-- Exercise requirements --
Using the records that follow, reproduce exactly the lines starting at the line containing "Convert this chart to Apache ECharts code." and ending at the line containing "const axisTitle = 'Trimestre';". Include both end lines and no pictures.

>> START

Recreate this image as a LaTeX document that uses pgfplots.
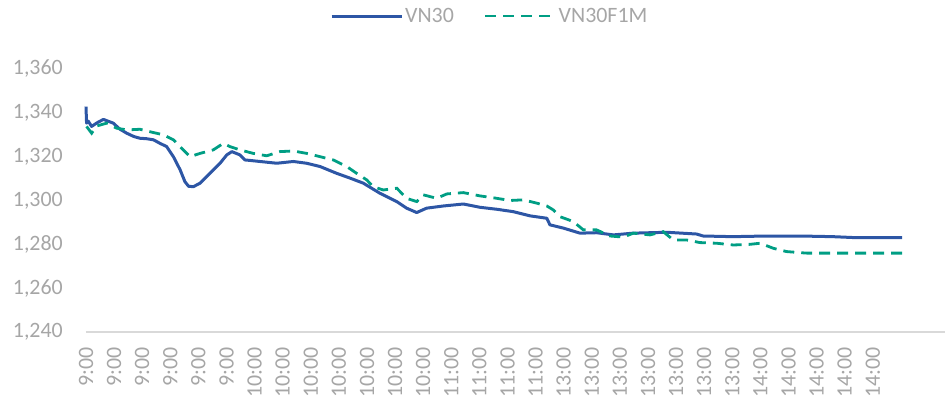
\documentclass[border=0pt]{standalone}
\usepackage{pgfplots}
\pgfplotsset{compat=1.18}
\usepackage{fontspec}
\setmainfont{Carlito}
\definecolor{vnblue}{RGB}{45,86,165}
\definecolor{vngreen}{RGB}{0,158,132}
\definecolor{lblgray}{RGB}{166,166,166}
\definecolor{axgray}{RGB}{217,217,217}
\begin{document}
\begin{tikzpicture}
\path[use as bounding box] (-86bp,-71bp) rectangle (863bp,332bp);
\begin{axis}[
  scale only axis,
  width=859bp, height=263bp,
  xmin=0, xmax=30.57,
  ymin=1240, ymax=1360,
  axis x line*=bottom, axis y line*=left,
  x axis line style={draw=axgray, line width=1.2bp, -},
  y axis line style={draw=none},
  major tick length=0pt,
  xtick={0,...,28},
  xticklabels={9:00,9:00,9:00,9:00,9:00,9:00,10:00,10:00,10:00,10:00,10:00,10:00,10:00,11:00,11:00,11:00,11:00,13:00,13:00,13:00,13:00,13:00,13:00,13:00,14:00,14:00,14:00,14:00,14:00},
  xticklabel style={yshift=-15bp, rotate=90, anchor=east, inner sep=0pt, font=\fontsize{22}{26}\selectfont, text=lblgray},
  ytick={1240,1260,...,1360},
  yticklabel style={anchor=east, inner sep=0pt, xshift=-23bp, font=\fontsize{22}{26}\selectfont, text=lblgray},
  /pgf/number format/.cd, 1000 sep={,}, assume math mode=true,
  /pgfplots/.cd,
  legend style={draw=none, fill=none, at={(rel axis cs:0.47,1.2015)}, anchor=center,
    font=\fontsize{22}{26}\selectfont, text=lblgray, legend columns=2,
    /tikz/every even column/.append style={column sep=28bp}},
  legend image code/.code={\draw[#1] (0bp,0bp) -- (70bp,0bp);},
  clip=false,
]
\addplot[vnblue, line width=3bp, line join=round] coordinates {
(0,1342.8) (0.02,1335.3) (0.08,1336.2) (0.2,1333.8) (0.4,1335.5) (0.62,1337) (0.97,1335.3)
(1.2,1332.6) (1.45,1330.7) (1.7,1329.2) (1.92,1328.4) (2.15,1328.2) (2.4,1327.7) (2.63,1326.1)
(2.87,1324.6) (3.11,1320) (3.35,1314) (3.52,1308.6) (3.65,1306.5) (3.82,1306.3) (4.06,1307.9)
(4.41,1312.4) (4.77,1317) (5.01,1320.8) (5.19,1322.3) (5.48,1320.8) (5.66,1318.5) (5.9,1318.2)
(6.19,1317.8) (6.79,1317) (7.38,1317.8) (7.85,1317) (8.33,1315.5) (8.92,1312.4) (9.4,1310.2)
(9.87,1307.9) (10.46,1303.3) (11.06,1299.5) (11.41,1296.5) (11.77,1294.5) (12.12,1296.5)
(12.72,1297.5) (13.43,1298.4) (14.02,1296.9) (14.62,1296) (15.21,1294.9) (15.8,1293)
(16.4,1291.9) (16.51,1288.9) (16.99,1287.4) (17.58,1285.1) (18.17,1285.3) (18.77,1284.3)
(19.47,1285.1) (20.67,1285.5) (21.73,1284.7) (21.96,1283.8) (23.02,1283.5) (24.22,1283.8)
(25.41,1283.8) (26.58,1283.5) (27.3,1283.1) (29.04,1283.1)
};
\addlegendentry{VN30}
\addplot[vngreen, line width=2.8bp, dash pattern=on 11bp off 7bp] coordinates {
(0.02,1333.8) (0.2,1330.7) (0.38,1334) (0.74,1335.3) (1.09,1333) (1.45,1332.2) (1.92,1332.5)
(2.4,1331) (2.75,1330) (3.11,1327.7) (3.46,1323.1) (3.7,1320) (4.06,1321.5) (4.53,1323.1)
(4.89,1326.1) (5.12,1324.6) (5.48,1323.1) (5.95,1321.5) (6.43,1320.4) (6.9,1322.3) (7.38,1322.6)
(7.85,1321.5) (8.33,1320) (8.8,1318.5) (9.28,1315.5) (9.63,1312.4) (9.99,1309.4) (10.22,1306.3)
(10.58,1304.8) (11.06,1305.6) (11.41,1301) (11.77,1299.5) (12,1302.6) (12.48,1301) (12.84,1303)
(13.43,1303.6) (14.02,1302.1) (14.62,1301) (15.09,1300) (15.56,1300.3) (16.04,1298.8)
(16.4,1297.5) (16.63,1295.7) (16.87,1292.6) (17.34,1290.4) (17.7,1286.6) (18.17,1286.6)
(18.65,1283.8) (19.12,1283.3) (19.48,1285.1) (20.07,1284.3) (20.54,1285.8) (20.9,1282)
(21.37,1282) (21.85,1280.8) (22.44,1280.5) (23.04,1279.7) (23.63,1280) (23.99,1280.5)
(24.46,1278.2) (24.93,1276.7) (25.41,1276.2) (25.65,1276) (29.04,1276)
};
\addlegendentry{VN30F1M}
\end{axis}
\end{tikzpicture}
\end{document}
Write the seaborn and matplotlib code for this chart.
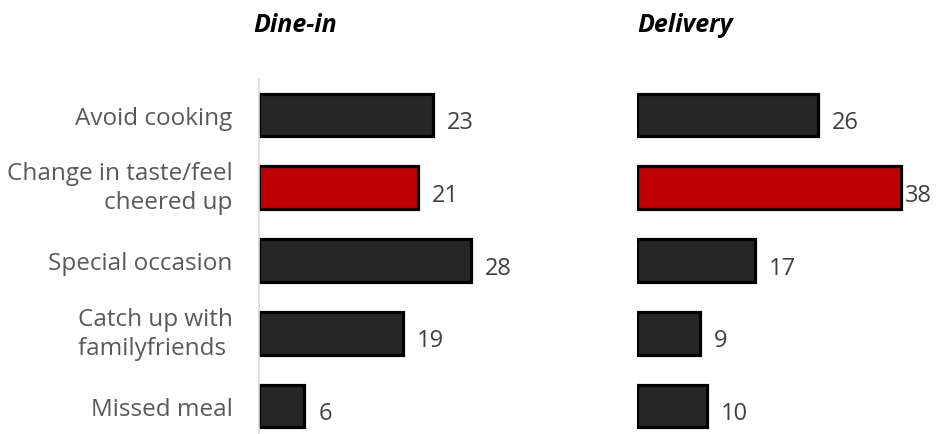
import matplotlib
matplotlib.use("Agg")
import matplotlib.pyplot as plt
import seaborn as sns
import pandas as pd

categories = ["Avoid cooking", "Change in taste/feel\ncheered up", "Special occasion",
              "Catch up with\nfamilyfriends ", "Missed meal"]
dine_in = [23, 21, 28, 19, 6]
delivery = [26, 38, 17, 9, 10]
highlight = "Change in taste/feel\ncheered up"
panel_titles = ["Dine-in", "Delivery"]

sns.set_theme(style="white")
plt.rcParams['font.family'] = ['Open Sans', 'DejaVu Sans']

W, H = 938, 435
fig = plt.figure(figsize=(W / 100, H / 100), dpi=100)

def px_axes(x0, x1, y_top, y_bot):
    return fig.add_axes([x0 / W, (H - y_bot) / H, (x1 - x0) / W, (y_bot - y_top) / H])

ax1 = px_axes(259, 259 + 7.57 * 30, 79.6, 443.4)
ax2 = px_axes(637, 637 + 6.95 * 40, 79.6, 443.4)

dark = "#262626"
red = "#C00000"
palette = {c: (red if c == highlight else dark) for c in categories}

for ax, vals, xmax, title, tx in [(ax1, dine_in, 30, panel_titles[0], 253),
                                   (ax2, delivery, 40, panel_titles[1], 637)]:
    df = pd.DataFrame({"cat": categories, "val": vals})
    sns.barplot(data=df, y="cat", x="val", hue="cat", palette=palette, order=categories,
                orient="h", width=0.59, edgecolor="black", linewidth=2.3, saturation=1,
                legend=False, ax=ax)
    ax.set_xlim(0, xmax)
    ax.set_ylim(4.5, -0.5)
    ax.set_xlabel("")
    ax.set_ylabel("")
    ax.set_xticks([])
    for s in ["top", "right", "bottom"]:
        ax.spines[s].set_visible(False)
    ax.spines["left"].set_color("#d9d9d9")
    ax.spines["left"].set_linewidth(1.2)
    for i, v in enumerate(vals):
        pad = 10
        if v > xmax * 0.945:
            pad = 3
        ax.annotate(str(v), xy=(v, i), xytext=(pad, -3), textcoords="offset points",
                    va="center_baseline", ha="left", fontsize=17, color="#404040",
                    annotation_clip=False)
    fig.text(tx / W, (H - 25) / H, title, fontsize=18, fontweight="bold", fontstyle="italic",
             color="black", ha="left", va="center", family=["Open Sans", "DejaVu Sans"])

ax1.tick_params(axis="y", length=0, pad=19, labelsize=17.5, labelcolor="#595959")
for lbl in ax1.get_yticklabels():
    lbl.set_linespacing(1.3)
    if "\n" in lbl.get_text():
        lbl.set_va("center")
ax2.set_yticks([])
ax2.spines["left"].set_visible(False)

fig.savefig("out.png", dpi=100)
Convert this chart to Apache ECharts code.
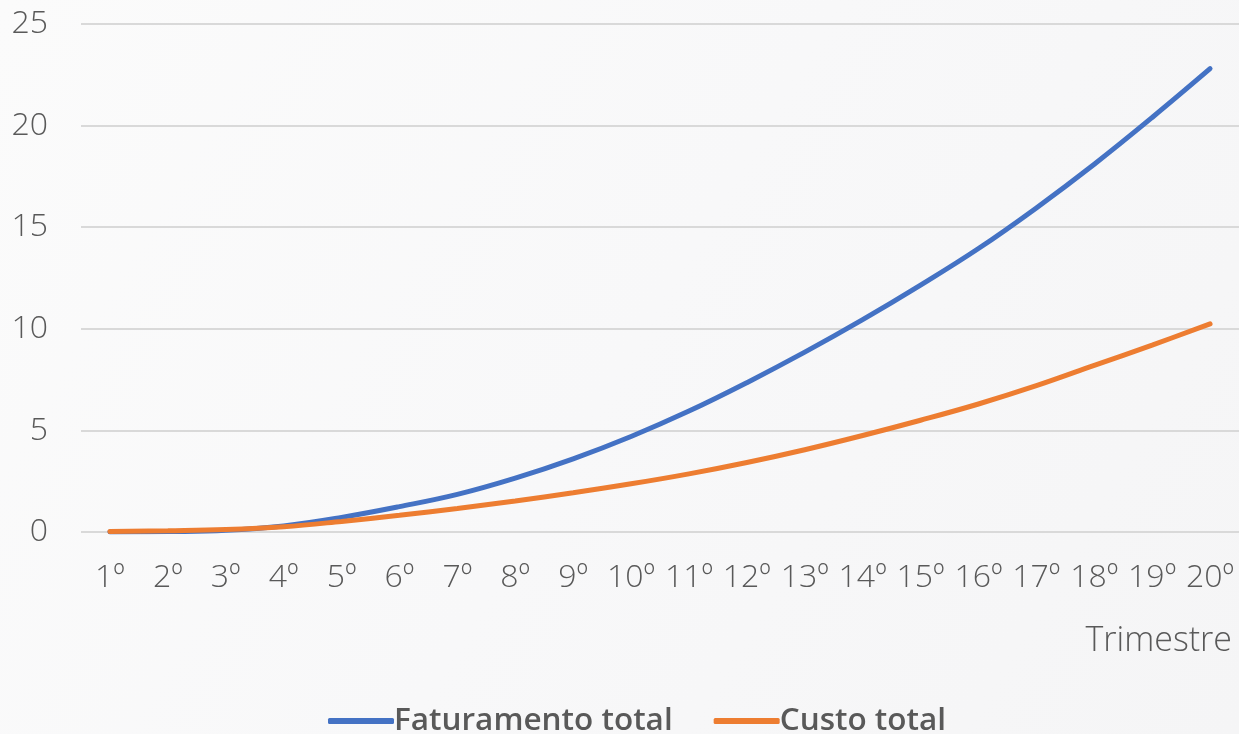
<!DOCTYPE html>
<html>
<head>
<meta charset="utf-8">
<script src="https://cdn.jsdelivr.net/npm/echarts@6/dist/echarts.min.js"></script>
<style>
html,body{margin:0;padding:0;background:#f8f8f9;}
#c{width:1239px;height:734px;}
</style>
</head>
<body>
<div id="c"></div>
<script>
const categories = ['1º','2º','3º','4º','5º','6º','7º','8º','9º','10º','11º','12º','13º','14º','15º','16º','17º','18º','19º','20º'];
const faturamento = [0, 0.02, 0.08, 0.3, 0.72, 1.25, 1.85, 2.65, 3.6, 4.7, 5.95, 7.35, 8.85, 10.45, 12.15, 13.95, 15.95, 18.1, 20.4, 22.8];
const custo = [0.02, 0.06, 0.12, 0.26, 0.52, 0.82, 1.16, 1.53, 1.93, 2.37, 2.86, 3.42, 4.05, 4.75, 5.5, 6.3, 7.2, 8.2, 9.2, 10.24];
const seriesNames = ['Faturamento total', 'Custo total'];
const axisTitle = 'Trimestre';

const chart = echarts.init(document.getElementById('c'));
const fontFam = '"Open Sans", "Noto Sans", sans-serif';
chart.setOption({
  backgroundColor: {
    type: 'linear', x: 0, y: 0, x2: 1, y2: 1,
    colorStops: [{offset: 0, color: '#fbfbfb'}, {offset: 0.5, color: '#f8f8f9'}, {offset: 1, color: '#f5f5f6'}]
  },
  animation: false,
  title: {
    text: axisTitle, right: 2, top: 619,
    textStyle: {fontFamily: fontFam, fontSize: 34, fontWeight: 300, color: '#595959'}
  },
  legend: {
    left: 323, top: 700,
    icon: 'roundRect', itemWidth: 66, itemHeight: 6, itemGap: 41,
    textStyle: {fontFamily: fontFam, fontSize: 31.5, fontWeight: 600, color: '#595959', padding: [0,0,0,-5]},
    data: seriesNames
  },
  grid: {left: 81, right: -7, top: 24, bottom: 202, containLabel: false},
  xAxis: {
    type: 'category', data: categories, boundaryGap: true,
    axisLine: {show: false}, axisTick: {show: false},
    axisLabel: {fontFamily: fontFam, fontSize: 32, fontWeight: 300, color: '#595959', margin: 30, interval: 0}
  },
  yAxis: {
    type: 'value', min: 0, max: 25, interval: 5,
    axisLine: {show: false}, axisTick: {show: false},
    axisLabel: {fontFamily: fontFam, fontSize: 32, fontWeight: 300, color: '#595959', margin: 33},
    splitLine: {lineStyle: {color: '#d9d9d9', width: 2}}
  },
  series: [
    {name: seriesNames[0], type: 'line', data: faturamento, smooth: 0.4, symbol: 'none',
     lineStyle: {color: '#4472C4', width: 5, cap: 'round'}, itemStyle: {color: '#4472C4'}},
    {name: seriesNames[1], type: 'line', data: custo, smooth: 0.4, symbol: 'none',
     lineStyle: {color: '#ED7D31', width: 5, cap: 'round'}, itemStyle: {color: '#ED7D31'}}
  ]
});
</script>
</body>
</html>
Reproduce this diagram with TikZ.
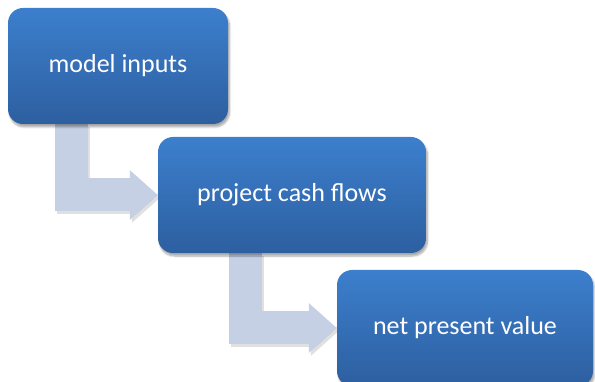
\documentclass[tikz,border=0pt]{standalone}
\usepackage{fontspec}
\setmainfont{Carlito}
\usetikzlibrary{arrows.meta,calc,backgrounds,shadows.blur}
\definecolor{azulclaro}{RGB}{60,127,205}
\definecolor{azuloscuro}{RGB}{45,95,160}
\definecolor{codogris}{RGB}{197,208,228}

\begin{document}
\begin{tikzpicture}[x=1pt, y=-1pt,
        etapa/.style={rounded corners=15pt, minimum height=116pt,
        top color=azulclaro, bottom color=azuloscuro, text=white,
        font=\fontsize{26}{30}\selectfont,
        blur shadow={shadow xshift=1.5pt, shadow yshift=-3pt,
        shadow opacity=35, shadow blur steps=6}},
        codo/.style={line width=33pt, draw=codogris,
        -{Triangle[width=48pt, length=28pt]}},
        codosombra/.style={codo, draw=black, opacity=0.12,
        transform canvas={shift={(2pt,-3pt)}}}
    ]
        \useasboundingbox (0,0) rectangle (595,382);
        \node[etapa, minimum width=220pt] (inputs) at (118,66) {model inputs};
        \node[etapa, minimum width=268pt] (flows) at (292,195) {project cash flows};
        \node[etapa, minimum width=256pt] (npv) at (465,328) {net present value};
        \begin{pgfonlayer}{background}
            \draw[codosombra] ($(inputs.south)+(-47,0)$) |- (flows.west);
            \draw[codosombra] ($(flows.south)+(-47,0)$) |- (npv.west);
            \draw[codo] ($(inputs.south)+(-47,0)$) |- (flows.west);
            \draw[codo] ($(flows.south)+(-47,0)$) |- (npv.west);
        \end{pgfonlayer}
\end{tikzpicture}
\end{document}
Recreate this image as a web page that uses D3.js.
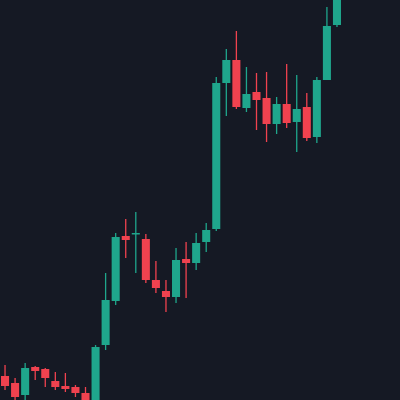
<!DOCTYPE html>
<html><head><meta charset="utf-8">
<script src="https://cdn.jsdelivr.net/npm/d3@7/dist/d3.min.js"></script>
<style>html,body{margin:0;padding:0;background:#151924;overflow:hidden}</style>
</head><body><div id="chart"></div>
<script>
const opens  = [24,17,5,33,31,19,14,13,7,-5,55,99,164,166,161,120,109,103,141,137,158,171,317,340,292,308,302,276,296,278,293,263,320,375];
const closes = [14,3,32,29,22,13,11,7,-1,53,100,163,160,167,120,112,103,140,137,157,170,317,340,293,306,300,276,296,277,291,262,320,374,405];
const highs  = [35,22,37,34,32,28,27,15,13,55,127,167,181,188,166,139,120,152,158,167,177,323,351,369,333,327,328,303,336,325,307,323,393,410];
const lows   = [10,-3,-2,20,13,10,8,3,-5,-10,50,95,142,127,117,107,88,97,102,130,148,169,284,291,288,270,258,266,272,248,259,257,320,373];
const idx = d3.range(opens.length);
const W = 400, H = 400;
const svg = d3.select("#chart").append("svg").attr("width", W).attr("height", H);
svg.append("rect").attr("width", W).attr("height", H).attr("fill", "#151924");
const x = d3.scaleBand().domain(idx).range([0, 342]).paddingInner(0.2).paddingOuter(0.1);
const y = d3.scaleLinear().domain([0, 400]).range([400, 0]);
const up = "#1fa68c", down = "#f0424f";
const g = svg.selectAll("g.c").data(idx).enter().append("g");
g.append("line")
  .attr("x1", i => x(i) + x.bandwidth()/2)
  .attr("x2", i => x(i) + x.bandwidth()/2)
  .attr("y1", i => y(highs[i])).attr("y2", i => y(lows[i]))
  .attr("stroke", i => closes[i] >= opens[i] ? up : down).attr("stroke-width", 1.3);
g.append("rect")
  .attr("x", i => x(i)).attr("width", x.bandwidth())
  .attr("y", i => y(Math.max(opens[i], closes[i])))
  .attr("height", i => Math.max(1.5, Math.abs(y(opens[i]) - y(closes[i]))))
  .attr("fill", i => closes[i] >= opens[i] ? up : down);
</script></body></html>
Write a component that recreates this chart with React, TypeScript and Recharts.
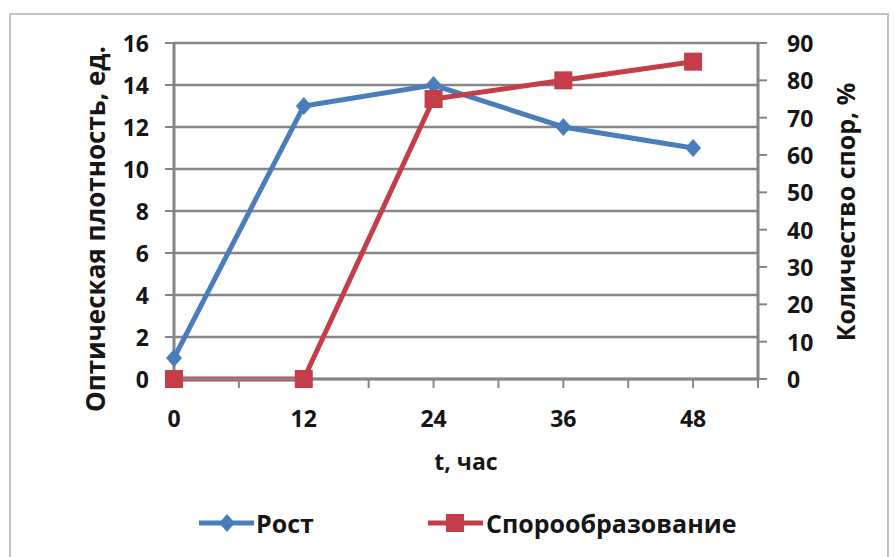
import { LineChart, Line, XAxis, YAxis, CartesianGrid, Legend, Label } from 'recharts';

const hours = [0, 12, 24, 36, 48];
const growth = [1, 13, 14, 12, 11];
const sporulation = [0, 0, 75, 80, 85];

const xTicks = [0, 6, 12, 18, 24, 30, 36, 42, 48, 54];
const xLabels = [0, 12, 24, 36, 48];
const leftTicks = [0, 2, 4, 6, 8, 10, 12, 14, 16];
const rightTicks = [0, 10, 20, 30, 40, 50, 60, 70, 80, 90];

const data = hours.map((t, i) => ({ t, growth: growth[i], spores: sporulation[i] }));

const BLUE = '#4A7EBB';
const RED = '#C43E4A';
const GRID = '#868686';
const INK = '#161616';
const FONT = "'Open Sans', sans-serif";
const TICK_SIZE = 23;

const Diamond = ({ cx, cy, color }: any) => (
    <path d={`M${cx},${cy - 9}L${cx + 8},${cy}L${cx},${cy + 9}L${cx - 8},${cy}Z`} fill={color} />
);

const Square = ({ cx, cy, color }: any) => (
    <rect x={cx - 9} y={cy - 9} width={18} height={18} fill={color} />
);

// tick text drawn by hand so the font size is exactly what we want
const xTick = ({ x, y, payload }: any) =>
    xLabels.includes(payload.value) ? (
        <text x={x} y={y} dy={17} textAnchor="middle" fill={INK} fontSize={TICK_SIZE} fontWeight={700} fontFamily={FONT}>
            {payload.value}
        </text>
    ) : (
        <g />
    );

const yTick = (anchor: 'start' | 'end') => ({ x, y, payload }: any) => (
    <text x={x} y={y} textAnchor={anchor} dominantBaseline="central" fill={INK} fontSize={TICK_SIZE} fontWeight={700} fontFamily={FONT}>
        {payload.value}
    </text>
);

const leftTitle = ({ viewBox }: any) => {
    const x = viewBox.x + 95;
    const y = viewBox.y + viewBox.height / 2 + 18;
    return (
        <text x={x} y={y} transform={`rotate(-90, ${x}, ${y})`} textAnchor="middle" dominantBaseline="central"
            fill={INK} fontSize={26} fontWeight={700} fontFamily={FONT}>
            Оптическая плотность, ед.
        </text>
    );
};

const rightTitle = ({ viewBox }: any) => {
    const x = viewBox.x + 87;
    const y = viewBox.y + viewBox.height / 2 + 1;
    return (
        <text x={x} y={y} transform={`rotate(-90, ${x}, ${y})`} textAnchor="middle" dominantBaseline="central"
            fill={INK} fontSize={25} fontWeight={700} fontFamily={FONT}>
            Количество спор, %
        </text>
    );
};

const bottomTitle = ({ viewBox }: any) => (
    <text x={viewBox.x + viewBox.width / 2} y={viewBox.y + 91} textAnchor="middle"
        fill={INK} fontSize={23} fontWeight={700} fontFamily={FONT}>
        t, час
    </text>
);

// legend drawn with the same marker shapes as the series
const renderLegend = () => (
    <svg width={894} height={40}>
        <line x1={199} y1={20} x2={254} y2={20} stroke={BLUE} strokeWidth={5} />
        <Diamond cx={227} cy={20} color={BLUE} />
        <text x={256} y={20} dominantBaseline="central" fill={INK} fontSize={25} fontWeight={700} fontFamily={FONT}>
            Рост
        </text>
        <line x1={428} y1={20} x2={483} y2={20} stroke={RED} strokeWidth={5} />
        <Square cx={455} cy={20} color={RED} />
        <text x={486} y={20} dominantBaseline="central" fill={INK} fontSize={25} fontWeight={700} fontFamily={FONT}>
            Спорообразование
        </text>
    </svg>
);

export default function App() {
    return (
        <div style={{ position: 'fixed', left: 0, top: 0, width: 894, height: 557, overflow: 'hidden', background: '#fff' }}>
            <div style={{ position: 'absolute', left: 9, top: 13, width: 876, height: 600, border: '2px solid #c4c4c4' }} />
            <div style={{ position: 'absolute', left: 0, top: 0 }}>
                <LineChart width={894} height={557} data={data} margin={{ top: 43, right: 36, bottom: 38, left: 0 }}>
                    <CartesianGrid yAxisId="left" vertical={false} stroke={GRID} strokeWidth={2.5} />
                    <XAxis
                        dataKey="t"
                        type="number"
                        domain={[0, 54]}
                        ticks={xTicks}
                        interval={0}
                        tick={xTick}
                        tickSize={9}
                        tickMargin={22}
                        height={100}
                        axisLine={{ stroke: GRID, strokeWidth: 3 }}
                        tickLine={{ stroke: GRID, strokeWidth: 2 }}
                    >
                        <Label content={bottomTitle} />
                    </XAxis>
                    <YAxis
                        yAxisId="left"
                        domain={[0, 16]}
                        ticks={leftTicks}
                        interval={0}
                        width={174}
                        tick={yTick('end')}
                        tickSize={9}
                        tickMargin={16}
                        axisLine={{ stroke: GRID, strokeWidth: 3 }}
                        tickLine={{ stroke: GRID, strokeWidth: 2 }}
                    >
                        <Label content={leftTitle} />
                    </YAxis>
                    <YAxis
                        yAxisId="right"
                        orientation="right"
                        domain={[0, 90]}
                        ticks={rightTicks}
                        interval={0}
                        width={100}
                        tick={yTick('start')}
                        tickSize={9}
                        tickMargin={20}
                        axisLine={{ stroke: GRID, strokeWidth: 3 }}
                        tickLine={{ stroke: GRID, strokeWidth: 2 }}
                    >
                        <Label content={rightTitle} />
                    </YAxis>
                    <Legend
                        verticalAlign="bottom"
                        content={renderLegend}
                        wrapperStyle={{ left: 0, top: 503, bottom: 'auto', width: 894, height: 40 }}
                    />
                    <Line
                        yAxisId="left"
                        dataKey="growth"
                        name="Рост"
                        stroke={BLUE}
                        strokeWidth={5}
                        dot={(p: any) => <Diamond key={`d-${p.index}`} cx={p.cx} cy={p.cy} color={BLUE} />}
                        activeDot={false}
                        isAnimationActive={false}
                    />
                    <Line
                        yAxisId="right"
                        dataKey="spores"
                        name="Спорообразование"
                        stroke={RED}
                        strokeWidth={5}
                        dot={(p: any) => <Square key={`s-${p.index}`} cx={p.cx} cy={p.cy} color={RED} />}
                        activeDot={false}
                        isAnimationActive={false}
                    />
                </LineChart>
            </div>
        </div>
    );
}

>> END

-- Task solution --
Convert this chart to Apache ECharts code.
<!DOCTYPE html>
<html>
<head>
<meta charset="utf-8">
<script src="https://cdn.jsdelivr.net/npm/echarts@6/dist/echarts.min.js"></script>
<style>
html,body{margin:0;padding:0;background:#f8f8f9;}
#c{width:1239px;height:734px;}
</style>
</head>
<body>
<div id="c"></div>
<script>
const categories = ['1º','2º','3º','4º','5º','6º','7º','8º','9º','10º','11º','12º','13º','14º','15º','16º','17º','18º','19º','20º'];
const faturamento = [0, 0.02, 0.08, 0.3, 0.72, 1.25, 1.85, 2.65, 3.6, 4.7, 5.95, 7.35, 8.85, 10.45, 12.15, 13.95, 15.95, 18.1, 20.4, 22.8];
const custo = [0.02, 0.06, 0.12, 0.26, 0.52, 0.82, 1.16, 1.53, 1.93, 2.37, 2.86, 3.42, 4.05, 4.75, 5.5, 6.3, 7.2, 8.2, 9.2, 10.24];
const seriesNames = ['Faturamento total', 'Custo total'];
const axisTitle = 'Trimestre';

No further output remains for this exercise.